An entrepreneur’s journey to start a business comes with several stages, one of which is choosing the ideal business structure. This involves understanding how to structure a small business from a tax and legal perspective.
So, what types of businesses are there? Businesses opt for a structure that suits their needs. Generally speaking, a business structure can be defined as the legal representation of how a company is organized. It shows how the profits of a company should be divided and who are the owners. Read our article on how to choose your business structure to know more.
If you already have the ideal business structure in mind and are ready to file company registration documents, Northwest Registered Agent is the best choice for you! It lets you form your company for $39 only!
What Are the Different Types of Business Structures?
Before you register your business, you will be required to choose a business structure. Your chosen business structure will influence different factors, such as the amount of taxes you will pay, required paperwork, daily operations, raising capital funds, and risk of personal liability.
When it comes to choosing from the various types of business structures, make sure you pick the right one for your business. Changing your business structure once your business has launched is a costly and restrictive process. Also, it helps to consult with an attorney, business counselor, or accountant before finalizing your decision.
1. Sole Proprietorship
This type of business structure is owned and managed by one individual. It’s an unincorporated business entity, and it’s ideal for business owners looking to sell a product or a service by themselves.

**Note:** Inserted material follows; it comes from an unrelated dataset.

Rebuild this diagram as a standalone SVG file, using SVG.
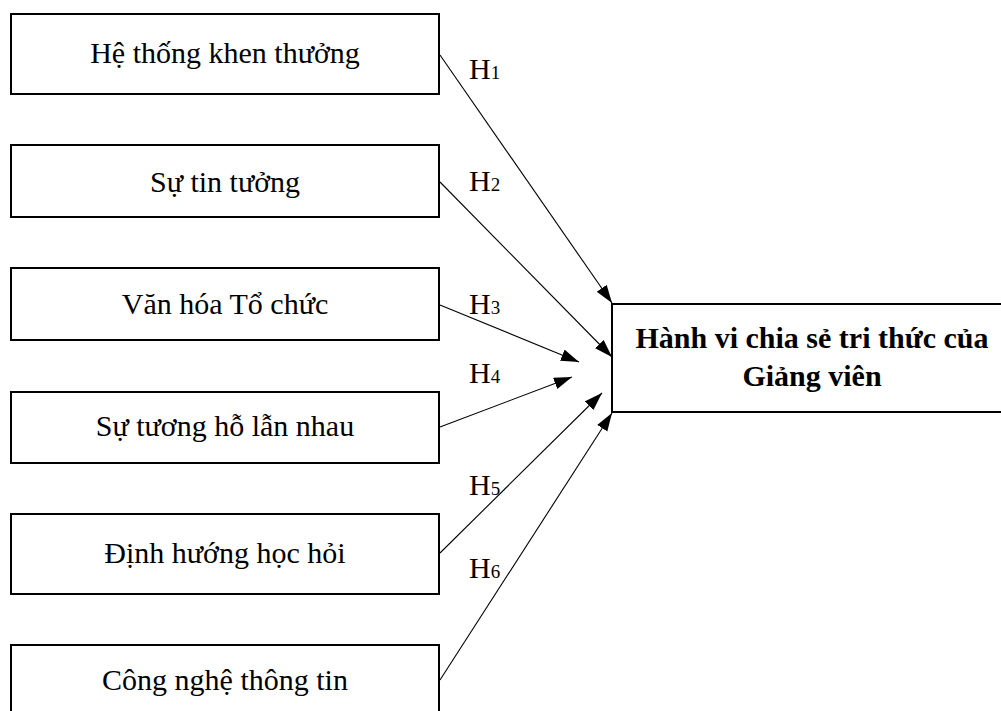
<svg xmlns="http://www.w3.org/2000/svg" width="1001" height="711" viewBox="0 0 1001 711">
<defs>
<style>
.box{fill:#fff;stroke:#000;stroke-width:2}
.t{font-family:"Liberation Serif","Times New Roman",serif;font-size:30px;fill:#000;text-anchor:middle}
.b{font-weight:bold}
.lbl{font-family:"Liberation Serif","Times New Roman",serif;font-size:30px;fill:#000}
.sub{font-size:19px}
.c{stroke:#000;stroke-width:1.1;fill:none;marker-end:url(#ah)}
</style>
<marker id="ah" markerUnits="userSpaceOnUse" markerWidth="19" markerHeight="13" refX="18" refY="6" orient="auto">
<path d="M0,0 L18,6 L0,12 z" fill="#000"/>
</marker>
</defs>
<rect width="1001" height="711" fill="#fff"/>
<g id="n1"><rect class="box" x="11" y="14" width="428" height="80"/><text class="t" x="225" y="63">Hệ thống khen thưởng</text></g>
<g id="n2"><rect class="box" x="11" y="145" width="428" height="72"/><text class="t" x="225" y="192">Sự tin tưởng</text></g>
<g id="n3"><rect class="box" x="11" y="268" width="428" height="72"/><text class="t" x="225" y="314">Văn hóa Tổ chức</text></g>
<g id="n4"><rect class="box" x="11" y="392" width="428" height="71"/><text class="t" x="225" y="436">Sự tương hỗ lẫn nhau</text></g>
<g id="n5"><rect class="box" x="11" y="514" width="428" height="80"/><text class="t" x="225" y="563">Định hướng học hỏi</text></g>
<g id="n6"><rect class="box" x="11" y="645" width="428" height="80"/><text class="t" x="225" y="690">Công nghệ thông tin</text></g>
<g id="target"><rect class="box" x="612" y="304" width="400" height="108"/><text class="t b" x="812" y="348">Hành vi chia sẻ tri thức của</text><text class="t b" x="812" y="386">Giảng viên</text></g>
<g id="connectors">
<line class="c" x1="440" y1="55" x2="612" y2="303"/>
<line class="c" x1="440" y1="182" x2="612" y2="357"/>
<line class="c" x1="440" y1="305" x2="579" y2="362"/>
<line class="c" x1="440" y1="427" x2="572" y2="377"/>
<line class="c" x1="440" y1="553" x2="602" y2="393"/>
<line class="c" x1="440" y1="680" x2="612" y2="413"/>
</g>
<g id="labels">
<text class="lbl" x="469" y="79">H<tspan class="sub">1</tspan></text>
<text class="lbl" x="469" y="191">H<tspan class="sub">2</tspan></text>
<text class="lbl" x="469" y="314">H<tspan class="sub">3</tspan></text>
<text class="lbl" x="469" y="383">H<tspan class="sub">4</tspan></text>
<text class="lbl" x="469" y="495">H<tspan class="sub">5</tspan></text>
<text class="lbl" x="469" y="578">H<tspan class="sub">6</tspan></text>
</g>
</svg>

There isn’t any legal distinction between the business entity and its owner.
Pros of a Sole Proprietorship
- Less paperwork involved: There’s less paperwork involved, for example, you don’t have to register with your state government before doing business
- EIN not required: You don’t need an EIN from the IRS. You have the choice to use your SSN (social security number) for financial transactions when needed
- Convenient: Setting up the business is an easy process compared to other types of business structures
- Complete control: Being the sole owner, you are in complete control of all the decisions
- Low costs: It comes with low costs and fees, such as saving on registration fees
- A pass-through entity: This type of business structure is considered a pass-through entity, which means you don’t have to pay separate taxes for your business as everything is reported on the personal tax return of the owner
- Easier banking: You just need your checking account in order to start, which makes banking easier. Just make sure to keep your personal and business finances separate
Cons of a Sole Proprietorship
- Absence of liability protection: There’s no liability protection because sole proprietors don’t register their business
- Difficult to obtain funding: It’s harder to get funding for this type of business structure since banks prefer working with established businesses
- Difficult to sell the business: Selling your business becomes harder, in case you decide to move on to something else or in the event of your demise
2. Partnership
If you’re interested in starting a business with someone else, then a partnership is the ideal business structure for you. This business structure also works if you are looking to test your business idea with a partner before properly launching it.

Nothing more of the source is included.